## Given instruction
Set down the data below from its first line to the line holding "const colRight = [762, 947];", inclusive; omit all pictures.

## Entries provided
◆ ◆ ◆ ◆ ◆

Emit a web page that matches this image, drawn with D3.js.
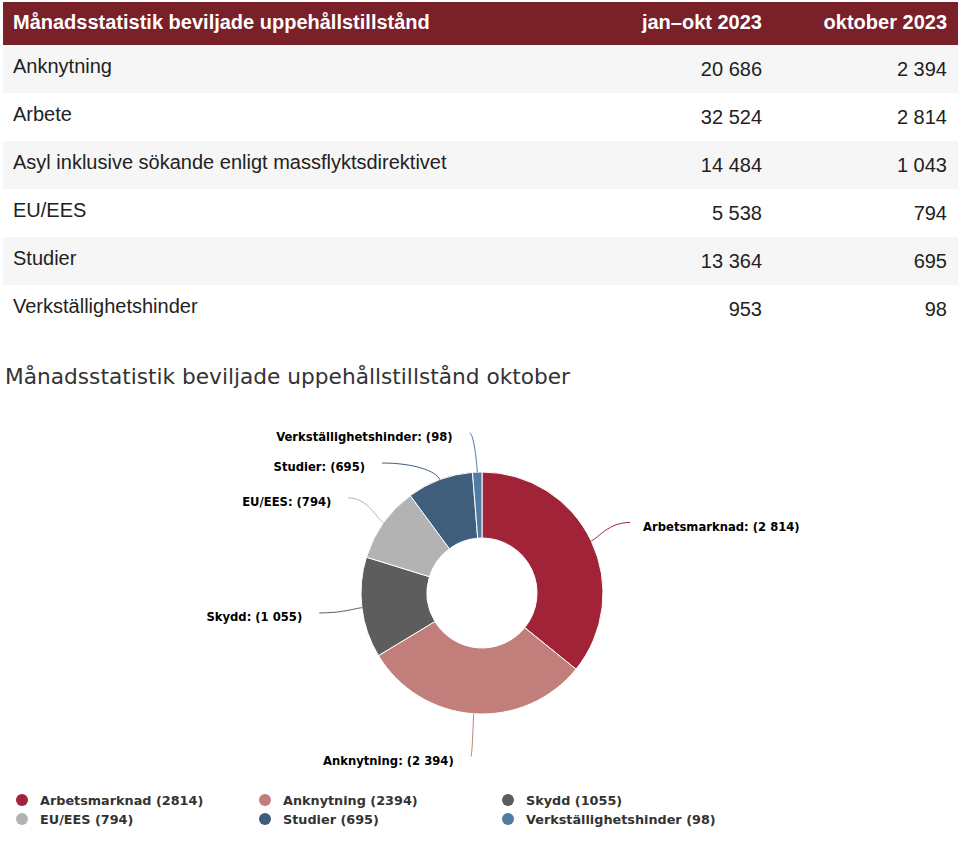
<!DOCTYPE html>
<html lang="sv">
<head>
<meta charset="utf-8">
<script src="https://cdn.jsdelivr.net/npm/d3@7/dist/d3.min.js"></script>
<style>
  html, body { margin: 0; padding: 0; background: #fff; }
  svg { display: block; }
</style>
</head>
<body>
<script>
// ---------- DATA ----------
const tableTitle = "Månadsstatistik beviljade uppehållstillstånd";
const tableColumns = ["jan–okt 2023", "oktober 2023"];
const tableCategories = [
  "Anknytning",
  "Arbete",
  "Asyl inklusive sökande enligt massflyktsdirektivet",
  "EU/EES",
  "Studier",
  "Verkställighetshinder"
];
const janOkt2023 = [20686, 32524, 14484, 5538, 13364, 953];
const oktober2023 = [2394, 2814, 1043, 794, 695, 98];

const chartTitle = "Månadsstatistik beviljade uppehållstillstånd oktober";
const pieCategories = ["Arbetsmarknad", "Anknytning", "Skydd", "EU/EES", "Studier", "Verkställighetshinder"];
const pieValues = [2814, 2394, 1055, 794, 695, 98];
const pieColors = ["#a12338", "#c17e7b", "#5d5d5d", "#b3b3b3", "#3e5e7c", "#4f7ca5"];

// ---------- SETUP ----------
const W = 978, H = 851;
const svg = d3.select("body").append("svg").attr("width", W).attr("height", H);

const locale = d3.formatLocale({ decimal: ",", thousands: "\u00a0", grouping: [3], currency: ["", " kr"] });
const fmtSpace = locale.format(",d");
const fmtPlain = d3.format("d");

// ---------- TABLE ----------
const tableLeft = 3, tableRight = 958;
const y = d3.scaleBand().domain(tableCategories).range([45, 333]).paddingInner(0).paddingOuter(0);
const colRight = [762, 947];

svg.append("rect")
  .attr("x", tableLeft).attr("y", 2)
  .attr("width", tableRight - tableLeft).attr("height", 43)
  .attr("fill", "#7a2029");

const headFont = "'Liberation Sans', Arial, sans-serif";
svg.append("text")
  .attr("x", 13).attr("y", 29)
  .attr("font-family", headFont).attr("font-size", 20).attr("font-weight", "bold")
  .attr("fill", "#fff").text(tableTitle);
svg.selectAll("text.colhead").data(tableColumns).join("text")
  .attr("class", "colhead")
  .attr("x", (d, i) => colRight[i]).attr("y", 29)
  .attr("text-anchor", "end")
  .attr("font-family", headFont).attr("font-size", 20).attr("font-weight", "bold")
  .attr("fill", "#fff").text(d => d);

const rows = svg.selectAll("g.row")
  .data(tableCategories.map((c, i) => ({ c, a: janOkt2023[i], b: oktober2023[i], i })))
  .join("g").attr("class", "row")
  .attr("transform", d => `translate(0,${y(d.c)})`);

rows.append("rect")
  .attr("x", tableLeft).attr("y", 0)
  .attr("width", tableRight - tableLeft).attr("height", y.bandwidth())
  .attr("fill", d => d.i % 2 === 0 ? "#f6f6f6" : "#ffffff");

rows.append("text")
  .attr("x", 13).attr("y", 28)
  .attr("font-family", headFont).attr("font-size", 20)
  .attr("fill", "#222").text(d => d.c);
rows.append("text")
  .attr("x", colRight[0]).attr("y", 31).attr("text-anchor", "end")
  .attr("font-family", headFont).attr("font-size", 20)
  .attr("fill", "#222").text(d => fmtSpace(d.a));
rows.append("text")
  .attr("x", colRight[1]).attr("y", 31).attr("text-anchor", "end")
  .attr("font-family", headFont).attr("font-size", 20)
  .attr("fill", "#222").text(d => fmtSpace(d.b));

// ---------- CHART TITLE ----------
const chartFont = "'DejaVu Sans', Verdana, sans-serif";
svg.append("text")
  .attr("x", 5).attr("y", 384)
  .attr("font-family", chartFont).attr("font-size", 21.7)
  .attr("fill", "#333").text(chartTitle);

// ---------- DONUT ----------
const cx = 482, cy = 593, R = 121, r0 = 55, labelR = 164;
const pieData = pieCategories.map((c, i) => ({ c, v: pieValues[i], color: pieColors[i] }));
const arcs = d3.pie().sort(null).value(d => d.v)(pieData);
const arcGen = d3.arc().innerRadius(r0).outerRadius(R);

const gPie = svg.append("g").attr("transform", `translate(${cx},${cy})`);
gPie.selectAll("path.slice").data(arcs).join("path")
  .attr("class", "slice")
  .attr("d", arcGen)
  .attr("fill", d => d.data.color)
  .attr("stroke", "#fff").attr("stroke-width", 1).attr("stroke-linejoin", "round");

// label layout
const labels = arcs.map(a => {
  const mid = (a.startAngle + a.endAngle) / 2;
  const left = Math.sin(mid) < 0;
  return {
    a, mid, left,
    x: labelR * Math.sin(mid),
    y: -labelR * Math.cos(mid),
    ex: R * Math.sin(mid), ey: -R * Math.cos(mid),
    ox: (R + 9) * Math.sin(mid), oy: -(R + 9) * Math.cos(mid),
    moved: false
  };
});
// avoid overlap on each side
[true, false].forEach(side => {
  const s = labels.filter(l => l.left === side).sort((p, q) => p.y - q.y);
  if (s.length && s[0].y < -labelR + 4) { s[0].y = -labelR + 4; s[0].x -= 6; }
  for (let i = 1; i < s.length; i++) {
    if (s[i].y < s[i - 1].y + 30) {
      s[i].y = s[i - 1].y + 30;
      s[i].moved = true;
    }
  }
  s.forEach(l => {
    if (l.moved) {
      const dy = Math.max(-labelR, Math.min(labelR, l.y));
      l.x = (l.left ? -1 : 1) * Math.sqrt(labelR * labelR - dy * dy);
    }
  });
});

gPie.selectAll("path.connector").data(labels).join("path")
  .attr("class", "connector")
  .attr("fill", "none")
  .attr("stroke", d => d.a.data.color)
  .attr("stroke-width", 1)
  .attr("d", d => {
    const c1x = d.x + (d.ex - d.x) * 0.55;
    return `M${d.x},${d.y} C${c1x},${d.y} ${d.ox},${d.oy} ${d.ex},${d.ey}`;
  });

gPie.selectAll("text.dlabel").data(labels).join("text")
  .attr("class", "dlabel")
  .attr("x", d => d.x + (d.left ? -17 : 13))
  .attr("y", d => d.y + 4)
  .attr("dy", "0.35em")
  .attr("text-anchor", d => d.left ? "end" : "start")
  .attr("font-family", chartFont).attr("font-size", 11.6).attr("font-weight", "bold")
  .attr("fill", "#000")
  .text(d => `${d.a.data.c}: (${fmtSpace(d.a.data.v)})`);

// ---------- LEGEND ----------
const legend = svg.append("g");
const legItems = legend.selectAll("g.item").data(pieData).join("g")
  .attr("class", "item")
  .attr("transform", (d, i) => `translate(${22 + (i % 3) * 243},${800 + Math.floor(i / 3) * 19})`);
legItems.append("circle").attr("r", 6).attr("fill", d => d.color);
legItems.append("text")
  .attr("x", 18).attr("y", 0).attr("dy", "0.36em")
  .attr("font-family", chartFont).attr("font-size", 12.8).attr("font-weight", "bold")
  .attr("fill", "#333")
  .text(d => `${d.c} (${fmtPlain(d.v)})`);
</script>
</body>
</html>
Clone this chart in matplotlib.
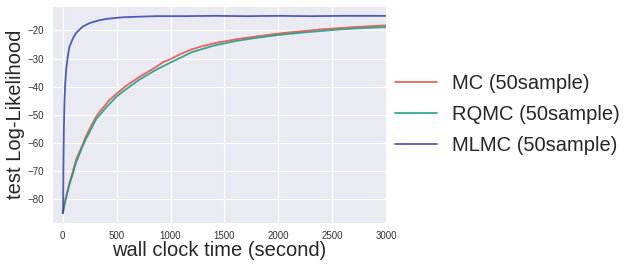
import matplotlib
matplotlib.use("Agg")
import matplotlib.pyplot as plt
import seaborn as sns

sns.set_style("darkgrid")
plt.rcParams['font.family'] = ['Liberation Sans', 'DejaVu Sans']

mc_t = [0, 25, 61, 95, 123, 155, 185, 215, 247, 280, 309, 340, 400, 432, 500, 556,
        600, 711, 800, 865, 935, 1000, 1097, 1200, 1283, 1400, 1468, 1600, 1654, 1800,
        1900, 2000, 2238, 2400, 2550, 2700, 2850, 3000]
mc_v = [-85, -80, -74.4, -70, -66, -63.2, -60.5, -57.7, -55.2, -52.8, -50.7, -49,
        -46.3, -44.8, -42.5, -40.7, -39.4, -36.5, -34.5, -33, -31.2, -30.2, -28.3,
        -26.7, -25.7, -24.6, -24.1, -23.2, -22.9, -22.1, -21.6, -21.1, -20.2, -19.6,
        -19.2, -18.8, -18.5, -18.2]

rqmc_t = [0, 25, 61, 95, 123, 155, 185, 215, 247, 280, 309, 400, 500, 556, 711, 865,
          1000, 1200, 1400, 1600, 1800, 2000, 2238, 2550, 2800, 3000]
rqmc_v = [-85, -80.5, -75, -70.8, -67, -64, -61.2, -58.6, -56.3, -53.8, -51.6, -47.5,
          -43.5, -41.8, -37.5, -34, -31.4, -27.7, -25.4, -23.8, -22.6, -21.6, -20.7,
          -19.7, -19.1, -18.8]

mlmc_t = [0, 3, 6, 10, 15, 21, 31, 46, 61, 93, 123, 185, 247, 325, 400, 556, 700,
          865, 1100, 1400, 1700, 2000, 2300, 2600, 3000]
mlmc_v = [-85, -84.5, -68, -55, -46, -40, -34.2, -29.4, -25.9, -22.9, -20.9, -18.6,
          -17.4, -16.5, -15.9, -15.3, -15.1, -14.9, -14.9, -14.8, -14.9, -14.8,
          -14.9, -14.8, -14.8]

labels = ["MC (50sample)", "RQMC (50sample)", "MLMC (50sample)"]
colors = ["#f0493a", "#119c86", "#3442b0"]

fig = plt.figure(figsize=(6.31, 2.67), dpi=100)
ax = fig.add_axes([52 / 631, 1 - 223 / 267, (386 - 52) / 631, (223 - 6) / 267])

ax.plot(mc_t, mc_v, color=colors[0], lw=1.3, alpha=0.85, label=labels[0])
ax.plot(rqmc_t, rqmc_v, color=colors[1], lw=1.3, alpha=0.85, label=labels[1])
ax.plot(mlmc_t, mlmc_v, color=colors[2], lw=1.3, alpha=0.85, label=labels[2])

ax.set_xlim(-100, 3000)
ax.set_xticks([0, 500, 1000, 1500, 2000, 2500, 3000])
ax.set_yticks([-80, -70, -60, -50, -40, -30, -20])
ax.tick_params(labelsize=7, colors="#333333", pad=2)
ax.set_xlabel("wall clock time (second)", fontsize=14.5, color="#262626", labelpad=0)
ax.set_ylabel("test Log-Likelihood", fontsize=14.5, color="#262626", labelpad=2)

leg = ax.legend(loc="center left", bbox_to_anchor=(1.0, 0.5), fontsize=14.5,
                frameon=False, handlelength=2.1, handletextpad=0.75,
                labelspacing=0.6, borderaxespad=0.15, borderpad=0.3)

fig.savefig("out.png", dpi=100)
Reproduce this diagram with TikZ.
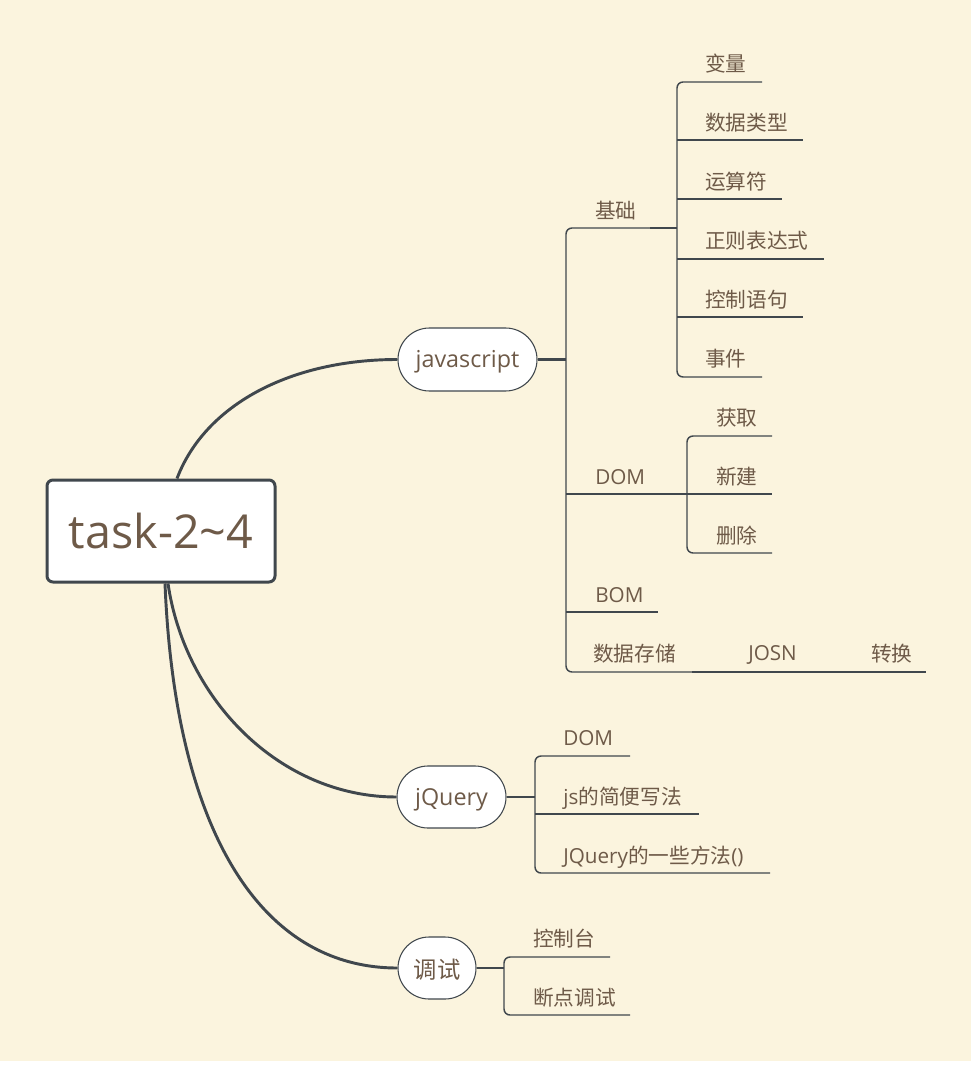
\documentclass[tikz,border=0pt]{standalone}
\usepackage{fontspec}
\setmainfont{Open Sans}
\newfontfamily\cjk{Noto Sans CJK SC}
\usetikzlibrary{shapes.misc}
\definecolor{bgc}{RGB}{251,244,222}
\definecolor{lc}{RGB}{64,71,77}
\definecolor{tc}{RGB}{110,90,72}
\begin{document}
\begin{tikzpicture}[x=0.75pt,y=-0.75pt,
  branch/.style={draw=lc,line width=2.2pt},
  thin/.style={draw=lc,line width=1.1pt},
  thick/.style={draw=lc,line width=1.6pt},
  pill/.style={rounded rectangle,draw=lc,line width=0.8pt,fill=white,text=tc,inner sep=0pt,font=\fontsize{17.5pt}{20pt}\selectfont},
  leaf/.style={anchor=west,text=tc,inner sep=0pt,font=\fontsize{15.5pt}{17pt}\selectfont}]
\fill[bgc] (0,0) rectangle (971,1061);
\useasboundingbox (0,0) rectangle (976,1069);
% root
\node[draw=lc,line width=2.25pt,rounded corners=4.5pt,fill=white,text=tc,
  minimum width=171pt,minimum height=76.5pt,inner sep=0pt,
  font=\fontsize{35pt}{40pt}\selectfont] (root) at (161,531) {task-2\textasciitilde4};
% main nodes
\node[pill,minimum width=104.25pt,minimum height=47.25pt] (js) at (467.5,359.5) {\raisebox{-6pt}[0pt][0pt]{javascript}};
\node[pill,minimum width=81.75pt,minimum height=46.5pt] (jq) at (451.5,797) {\raisebox{-6.5pt}[0pt][0pt]{jQuery}};
\node[pill,minimum width=58.5pt,minimum height=46.5pt] (ts) at (437,968) {\raisebox{-8pt}[0pt][0pt]{\cjk 调试}};
% main curves
\draw[branch] ([xshift=12pt]root.north) .. controls (205,405) and (290,359.5) .. (js.west);
\draw[branch] ([xshift=5.25pt]root.south) .. controls (185,700) and (280,797) .. (jq.west);
\draw[branch] ([xshift=3pt]root.south) .. controls (175,830) and (260,968) .. (ts.west);

% javascript subtree
\draw[thick] (js.east) -- (566,359.5);
\draw[thin,rounded corners=4.5pt] (650,228) -- (566,228) -- (566,672) -- (692,672);
\draw[thin] (566,494) -- (660,494);
\draw[thin] (566,612) -- (658,612);
\draw[thin] (692,672) -- (817,672) -- (926,672);
\draw[thick] (650,228) -- (677,228);
\draw[thick] (660,494) -- (687,494);
\node[leaf] (jc) at (595,211) {\cjk 基础};
\node[leaf] (dom) at (595,477) {DOM};
\node[leaf] (bom) at (595,595) {BOM};
\node[leaf] (sj) at (593,654) {\cjk 数据存储};
\node[leaf] (josn) at (748,655) {JOSN};
\node[leaf] (zh) at (871,654) {\cjk 转换};
% 基础 children
\draw[thin,rounded corners=4.5pt] (762,82) -- (677,82) -- (677,377) -- (762,377);
\draw[thin] (677,140) -- (803,140);
\draw[thin] (677,199) -- (782,199);
\draw[thin] (677,259) -- (824,259);
\draw[thin] (677,317) -- (803,317);
\node[leaf] (a1) at (705,64) {\cjk 变量};
\node[leaf] (a2) at (705,123) {\cjk 数据类型};
\node[leaf] (a3) at (705,182) {\cjk 运算符};
\node[leaf] (a4) at (705,241) {\cjk 正则表达式};
\node[leaf] (a5) at (705,300) {\cjk 控制语句};
\node[leaf] (a6) at (705,359) {\cjk 事件};
% DOM children
\draw[thin,rounded corners=4.5pt] (772,436) -- (687,436) -- (687,553) -- (772,553);
\draw[thin] (687,494) -- (772,494);
\node[leaf] (b1) at (716,418) {\cjk 获取};
\node[leaf] (b2) at (716,477) {\cjk 新建};
\node[leaf] (b3) at (716,536) {\cjk 删除};

% jQuery subtree
\draw[thick] (jq.east) -- (535,797);
\draw[thin,rounded corners=4.5pt] (630,756) -- (535,756) -- (535,873) -- (770,873);
\draw[thin] (535,814) -- (699,814);
\node[leaf] (c1) at (563,738) {DOM};
\node[leaf] (c2) at (563,798) {js{\cjk 的简便写法}};
\node[leaf] (c3) at (563,857) {JQuery{\cjk 的一些方法}()};

% 调试 subtree
\draw[thick] (ts.east) -- (504,968);
\draw[thin,rounded corners=4.5pt] (610,957) -- (504,957) -- (504,1015) -- (630,1015);
\node[leaf] (d1) at (533,939) {\cjk 控制台};
\node[leaf] (d2) at (533,998) {\cjk 断点调试};
\end{tikzpicture}
\end{document}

◆ ◆ ◆ ◆ ◆

## Result of this task
Emit a web page that matches this image, drawn with D3.js.
<!DOCTYPE html>
<html lang="sv">
<head>
<meta charset="utf-8">
<script src="https://cdn.jsdelivr.net/npm/d3@7/dist/d3.min.js"></script>
<style>
  html, body { margin: 0; padding: 0; background: #fff; }
  svg { display: block; }
</style>
</head>
<body>
<script>
// ---------- DATA ----------
const tableTitle = "Månadsstatistik beviljade uppehållstillstånd";
const tableColumns = ["jan–okt 2023", "oktober 2023"];
const tableCategories = [
  "Anknytning",
  "Arbete",
  "Asyl inklusive sökande enligt massflyktsdirektivet",
  "EU/EES",
  "Studier",
  "Verkställighetshinder"
];
const janOkt2023 = [20686, 32524, 14484, 5538, 13364, 953];
const oktober2023 = [2394, 2814, 1043, 794, 695, 98];

const chartTitle = "Månadsstatistik beviljade uppehållstillstånd oktober";
const pieCategories = ["Arbetsmarknad", "Anknytning", "Skydd", "EU/EES", "Studier", "Verkställighetshinder"];
const pieValues = [2814, 2394, 1055, 794, 695, 98];
const pieColors = ["#a12338", "#c17e7b", "#5d5d5d", "#b3b3b3", "#3e5e7c", "#4f7ca5"];

// ---------- SETUP ----------
const W = 978, H = 851;
const svg = d3.select("body").append("svg").attr("width", W).attr("height", H);

const locale = d3.formatLocale({ decimal: ",", thousands: "\u00a0", grouping: [3], currency: ["", " kr"] });
const fmtSpace = locale.format(",d");
const fmtPlain = d3.format("d");

// ---------- TABLE ----------
const tableLeft = 3, tableRight = 958;
const y = d3.scaleBand().domain(tableCategories).range([45, 333]).paddingInner(0).paddingOuter(0);
const colRight = [762, 947];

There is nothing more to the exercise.